Output the material below unchanged, apart from leaving out the pictures.

* * *

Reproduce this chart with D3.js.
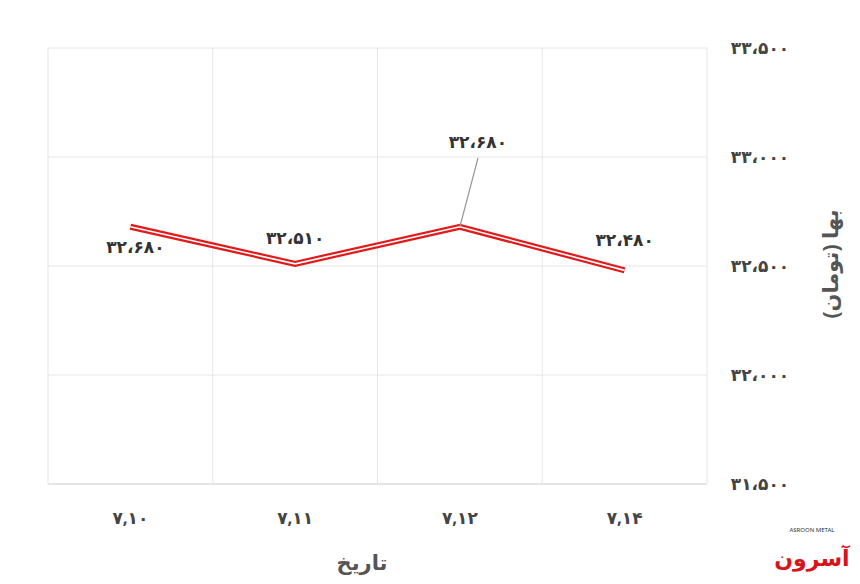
<!DOCTYPE html>
<html><head><meta charset="utf-8">
<script src="https://cdn.jsdelivr.net/npm/d3@7"></script>
<style>body{margin:0;background:#fff}text{font-family:"Noto Sans","DejaVu Sans",sans-serif}</style>
</head><body><svg id="c" width="860" height="584"></svg>
<script>
const categories=["۷,۱۰","۷,۱۱","۷,۱۲","۷,۱۴"];
const values=[32680,32510,32680,32480];
const valueLabels=["۳۲،۶۸۰","۳۲،۵۱۰","۳۲،۶۸۰","۳۲،۴۸۰"];
const yTicks=[31500,32000,32500,33000,33500];
const yTickLabels=["۳۱،۵۰۰","۳۲،۰۰۰","۳۲،۵۰۰","۳۳،۰۰۰","۳۳،۵۰۰"];
const svg=d3.select("#c");
const L=48,R=707,T=48,B=484;
const x=d3.scaleBand().domain(categories).range([L,R]);
const y=d3.scaleLinear().domain([31500,33500]).range([B,T]);
const g=svg.append("g");
g.selectAll(".h").data(yTicks).join("line").attr("x1",L).attr("x2",R).attr("y1",d=>y(d)).attr("y2",d=>y(d)).attr("stroke",d=>d==31500?"#ccc":"#e6e6e6");
const vx=categories.map(c=>x(c)).concat([R]);
g.selectAll(".v").data(vx).join("line").attr("x1",d=>d).attr("x2",d=>d).attr("y1",T).attr("y2",B).attr("stroke","#e6e6e6");
g.selectAll(".yl").data(yTicks).join("text").attr("x",760).attr("y",d=>y(d)+6).attr("text-anchor","middle").attr("font-size",17).attr("font-weight","bold").attr("fill","#444").text((d,i)=>yTickLabels[i]);
g.selectAll(".xl").data(categories).join("text").attr("x",d=>x(d)+x.bandwidth()/2).attr("y",524).attr("text-anchor","middle").attr("font-size",17).attr("font-weight","bold").attr("fill","#444").text(d=>d);
const pts=categories.map((c,i)=>[x(c)+x.bandwidth()/2,y(values[i])]);
const ln=d3.line();
g.append("path").attr("d",ln(pts)).attr("fill","none").attr("stroke","#e21a1a").attr("stroke-width",6);
g.append("path").attr("d",ln(pts)).attr("fill","none").attr("stroke","#fff").attr("stroke-width",1.6);
g.append("line").attr("x1",pts[2][0]).attr("y1",pts[2][1]).attr("x2",478).attr("y2",158).attr("stroke","#999").attr("stroke-width",1.2);
const off=[[5,26],[0,-20],[18,-79],[0,-24]];
g.selectAll(".vl").data(pts).join("text").attr("x",(d,i)=>d[0]+off[i][0]).attr("y",(d,i)=>d[1]+off[i][1]).attr("text-anchor","middle").attr("font-size",17).attr("font-weight","bold").attr("fill","#333").text((d,i)=>valueLabels[i]);
svg.append("text").attr("x",362).attr("y",570).attr("text-anchor","middle").attr("font-size",21).attr("font-weight","bold").attr("fill","#555").text("تاریخ");
svg.append("text").attr("transform","translate(838,264) rotate(-90)").attr("text-anchor","middle").attr("font-size",21).attr("font-weight","bold").attr("fill","#555").text("بها (تومان)");
svg.append("text").attr("x",812).attr("y",566).attr("text-anchor","middle").attr("font-size",22).attr("font-weight","bold").attr("fill","#d7141a").text("آسرون");
svg.append("text").attr("x",812).attr("y",532).attr("text-anchor","middle").attr("font-size",6).attr("fill","#333").text("ASROON METAL");
</script></body></html>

* * *

(Written answer):
Reproduce this chart with D3.js.
<!DOCTYPE html>
<html><head><meta charset="utf-8">
<script src="https://cdn.jsdelivr.net/npm/d3@7"></script>
<style>body{margin:0;background:#fff}text{font-family:"Noto Sans","DejaVu Sans",sans-serif}</style>
</head><body><svg id="c" width="860" height="584"></svg>
<script>
const categories=["۷,۱۰","۷,۱۱","۷,۱۲","۷,۱۴"];
const values=[32680,32510,32680,32480];
const valueLabels=["۳۲،۶۸۰","۳۲،۵۱۰","۳۲،۶۸۰","۳۲،۴۸۰"];
const yTicks=[31500,32000,32500,33000,33500];
const yTickLabels=["۳۱،۵۰۰","۳۲،۰۰۰","۳۲،۵۰۰","۳۳،۰۰۰","۳۳،۵۰۰"];
const svg=d3.select("#c");
const L=48,R=707,T=48,B=484;
const x=d3.scaleBand().domain(categories).range([L,R]);
const y=d3.scaleLinear().domain([31500,33500]).range([B,T]);
const g=svg.append("g");
g.selectAll(".h").data(yTicks).join("line").attr("x1",L).attr("x2",R).attr("y1",d=>y(d)).attr("y2",d=>y(d)).attr("stroke",d=>d==31500?"#ccc":"#e6e6e6");
const vx=categories.map(c=>x(c)).concat([R]);
g.selectAll(".v").data(vx).join("line").attr("x1",d=>d).attr("x2",d=>d).attr("y1",T).attr("y2",B).attr("stroke","#e6e6e6");
g.selectAll(".yl").data(yTicks).join("text").attr("x",760).attr("y",d=>y(d)+6).attr("text-anchor","middle").attr("font-size",17).attr("font-weight","bold").attr("fill","#444").text((d,i)=>yTickLabels[i]);
g.selectAll(".xl").data(categories).join("text").attr("x",d=>x(d)+x.bandwidth()/2).attr("y",524).attr("text-anchor","middle").attr("font-size",17).attr("font-weight","bold").attr("fill","#444").text(d=>d);
const pts=categories.map((c,i)=>[x(c)+x.bandwidth()/2,y(values[i])]);
const ln=d3.line();
g.append("path").attr("d",ln(pts)).attr("fill","none").attr("stroke","#e21a1a").attr("stroke-width",6);
g.append("path").attr("d",ln(pts)).attr("fill","none").attr("stroke","#fff").attr("stroke-width",1.6);
g.append("line").attr("x1",pts[2][0]).attr("y1",pts[2][1]).attr("x2",478).attr("y2",158).attr("stroke","#999").attr("stroke-width",1.2);
const off=[[5,26],[0,-20],[18,-79],[0,-24]];
g.selectAll(".vl").data(pts).join("text").attr("x",(d,i)=>d[0]+off[i][0]).attr("y",(d,i)=>d[1]+off[i][1]).attr("text-anchor","middle").attr("font-size",17).attr("font-weight","bold").attr("fill","#333").text((d,i)=>valueLabels[i]);
svg.append("text").attr("x",362).attr("y",570).attr("text-anchor","middle").attr("font-size",21).attr("font-weight","bold").attr("fill","#555").text("تاریخ");
svg.append("text").attr("transform","translate(838,264) rotate(-90)").attr("text-anchor","middle").attr("font-size",21).attr("font-weight","bold").attr("fill","#555").text("بها (تومان)");
svg.append("text").attr("x",812).attr("y",566).attr("text-anchor","middle").attr("font-size",22).attr("font-weight","bold").attr("fill","#d7141a").text("آسرون");
svg.append("text").attr("x",812).attr("y",532).attr("text-anchor","middle").attr("font-size",6).attr("fill","#333").text("ASROON METAL");
</script></body></html>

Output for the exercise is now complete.